SOURCE MATERIAL:
________
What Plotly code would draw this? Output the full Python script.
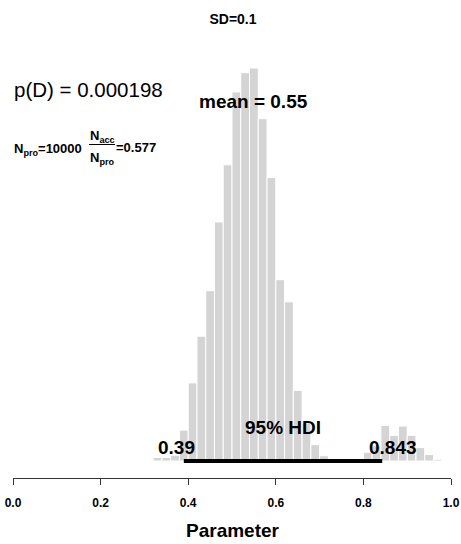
import plotly.graph_objects as go

# ---- data ----
bin_left = [0.32, 0.34, 0.36, 0.38, 0.40, 0.42, 0.44, 0.46, 0.48, 0.50,
            0.52, 0.54, 0.56, 0.58, 0.60, 0.62, 0.64, 0.66, 0.68, 0.70,
            0.72, 0.74, 0.76, 0.78, 0.80, 0.82, 0.84, 0.86, 0.88, 0.90,
            0.92, 0.94, 0.96]
counts = [6, 6, 10, 53, 134, 214, 292, 410, 508, 633,
          666, 674, 587, 486, 311, 273, 121, 65, 28, 9,
          1, 1, 1, 1, 15, 26, 61, 44, 60, 44,
          23, 11, 3]
bin_width = 0.02
hdi = [0.39, 0.843]
hdi_labels = ["0.39", "0.843"]
mean_value = 0.55
p_d = "0.000198"
n_pro = 10000
acc_ratio = "0.577"
title_text = "SD=0.1"
tick_vals = [0.0, 0.2, 0.4, 0.6, 0.8, 1.0]
tick_text = ["0.0", "0.2", "0.4", "0.6", "0.8", "1.0"]

# ---- layout geometry ----
W, H = 461, 544
ML, MR, MT, MB = 13, 10, 30, 66
PLOT_H = H - MT - MB
PLOT_W = W - ML - MR
AXIS_PX = H - MB          # pixel row of axis line
BASE_PX = 461             # pixel row of bar base
PX_PER_COUNT = 0.5831
ymin = -(AXIS_PX - BASE_PX) / PX_PER_COUNT
ymax = (BASE_PX - MT) / PX_PER_COUNT


def py(px):
    return (AXIS_PX - px) / PLOT_H


def pxx(px):
    return (px - ML) / PLOT_W


FONT = "Liberation Sans, Arial, Helvetica, sans-serif"
centers = [b + bin_width / 2 for b in bin_left]

fig = go.Figure()
fig.add_trace(go.Bar(
    x=centers, y=counts, width=bin_width,
    marker=dict(color="#d4d4d4", line=dict(color="white", width=1)),
    hoverinfo="skip", showlegend=False,
))
fig.add_trace(go.Scatter(
    x=hdi, y=[0, 0], mode="lines",
    line=dict(color="black", width=4),
    hoverinfo="skip", showlegend=False,
))

ann = []
ann.append(dict(text=f"p(D) = {p_d}", x=pxx(12), xref="paper", xanchor="left",
                y=py(90), yref="paper", yanchor="middle", showarrow=False,
                font=dict(size=20.5, color="black", family=FONT)))
ann.append(dict(text=f"<b>mean = {mean_value}</b>", x=mean_value, xref="x",
                xanchor="center", y=py(101.5), yref="paper", yanchor="middle",
                showarrow=False, font=dict(size=19, color="black", family=FONT)))
ann.append(dict(text="<b>95% HDI</b>", x=sum(hdi) / 2, xref="x",
                xanchor="center", y=py(427.5), yref="paper", yanchor="middle",
                showarrow=False, font=dict(size=19, color="black", family=FONT)))
for val, lab, sh in zip(hdi, hdi_labels, [-7.5, 10.5]):
    ann.append(dict(text=f"<b>{lab}</b>", x=val, xref="x", xanchor="center",
                    xshift=sh, y=py(447.5), yref="paper", yanchor="middle",
                    showarrow=False, font=dict(size=19, color="black", family=FONT)))
# N_pro and acceptance ratio
ann.append(dict(text=f"<b>N<sub>pro</sub>={n_pro}</b>", x=pxx(12), xref="paper",
                xanchor="left", y=py(149), yref="paper", yanchor="middle",
                showarrow=False, font=dict(size=13, color="black", family=FONT)))
ann.append(dict(text="<b>N<sub>acc</sub></b>", x=pxx(102), xref="paper",
                xanchor="center", y=py(136), yref="paper", yanchor="middle",
                showarrow=False, font=dict(size=13, color="black", family=FONT)))
ann.append(dict(text="<b>N<sub>pro</sub></b>", x=pxx(102), xref="paper",
                xanchor="center", y=py(158), yref="paper", yanchor="middle",
                showarrow=False, font=dict(size=13, color="black", family=FONT)))
ann.append(dict(text=f"<b>={acc_ratio}</b>", x=pxx(114), xref="paper",
                xanchor="left", y=py(147), yref="paper", yanchor="middle",
                showarrow=False, font=dict(size=13, color="black", family=FONT)))
ann.append(dict(text="<b>Parameter</b>", x=pxx(232.5), xref="paper", xanchor="center",
                y=py(530), yref="paper", yanchor="middle", showarrow=False,
                font=dict(size=19, color="black", family=FONT)))

shapes = [dict(type="line", xref="paper", yref="paper",
               x0=pxx(89), x1=pxx(115),
               y0=py(144.5), y1=py(144.5), line=dict(color="black", width=1))]

fig.update_layout(
    width=W, height=H,
    margin=dict(l=ML, r=MR, t=MT, b=MB, pad=0, autoexpand=False),
    paper_bgcolor="white", plot_bgcolor="white",
    bargap=0,
    title=dict(text=f"<b>{title_text}</b>", x=233 / W, xanchor="center",
               y=1 - 19 / H, yanchor="middle", automargin=False,
               font=dict(size=14, color="black", family=FONT)),
    xaxis=dict(range=[0, 1], tickvals=tick_vals, ticktext=tick_text,
               showgrid=False, zeroline=False, showline=True, automargin=False,
               linecolor="#333333", linewidth=1, ticks="outside",
               ticklen=6, tickcolor="#333333", tickwidth=1,
               ticklabelstandoff=8,
               tickfont=dict(size=12, color="black", family=FONT, weight="bold")),
    yaxis=dict(range=[ymin, ymax], visible=False, showgrid=False,
               zeroline=False, automargin=False),
    annotations=ann, shapes=shapes,
    font=dict(family=FONT),
)

fig.write_html("out.html",
               config={"displayModeBar": False, "staticPlot": True},
               post_script="document.body.style.margin='0';"
                           "document.body.style.padding='0';")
________
GIVEN PROBLEM:
Pictures stay out. Print the data exactly, from its first line through the line containing "centers = [b".

SOLUTION FOR THIS TASK:
What Plotly code would draw this? Output the full Python script.
import plotly.graph_objects as go

# ---- data ----
bin_left = [0.32, 0.34, 0.36, 0.38, 0.40, 0.42, 0.44, 0.46, 0.48, 0.50,
            0.52, 0.54, 0.56, 0.58, 0.60, 0.62, 0.64, 0.66, 0.68, 0.70,
            0.72, 0.74, 0.76, 0.78, 0.80, 0.82, 0.84, 0.86, 0.88, 0.90,
            0.92, 0.94, 0.96]
counts = [6, 6, 10, 53, 134, 214, 292, 410, 508, 633,
          666, 674, 587, 486, 311, 273, 121, 65, 28, 9,
          1, 1, 1, 1, 15, 26, 61, 44, 60, 44,
          23, 11, 3]
bin_width = 0.02
hdi = [0.39, 0.843]
hdi_labels = ["0.39", "0.843"]
mean_value = 0.55
p_d = "0.000198"
n_pro = 10000
acc_ratio = "0.577"
title_text = "SD=0.1"
tick_vals = [0.0, 0.2, 0.4, 0.6, 0.8, 1.0]
tick_text = ["0.0", "0.2", "0.4", "0.6", "0.8", "1.0"]

# ---- layout geometry ----
W, H = 461, 544
ML, MR, MT, MB = 13, 10, 30, 66
PLOT_H = H - MT - MB
PLOT_W = W - ML - MR
AXIS_PX = H - MB          # pixel row of axis line
BASE_PX = 461             # pixel row of bar base
PX_PER_COUNT = 0.5831
ymin = -(AXIS_PX - BASE_PX) / PX_PER_COUNT
ymax = (BASE_PX - MT) / PX_PER_COUNT


def py(px):
    return (AXIS_PX - px) / PLOT_H


def pxx(px):
    return (px - ML) / PLOT_W


FONT = "Liberation Sans, Arial, Helvetica, sans-serif"
centers = [b + bin_width / 2 for b in bin_left]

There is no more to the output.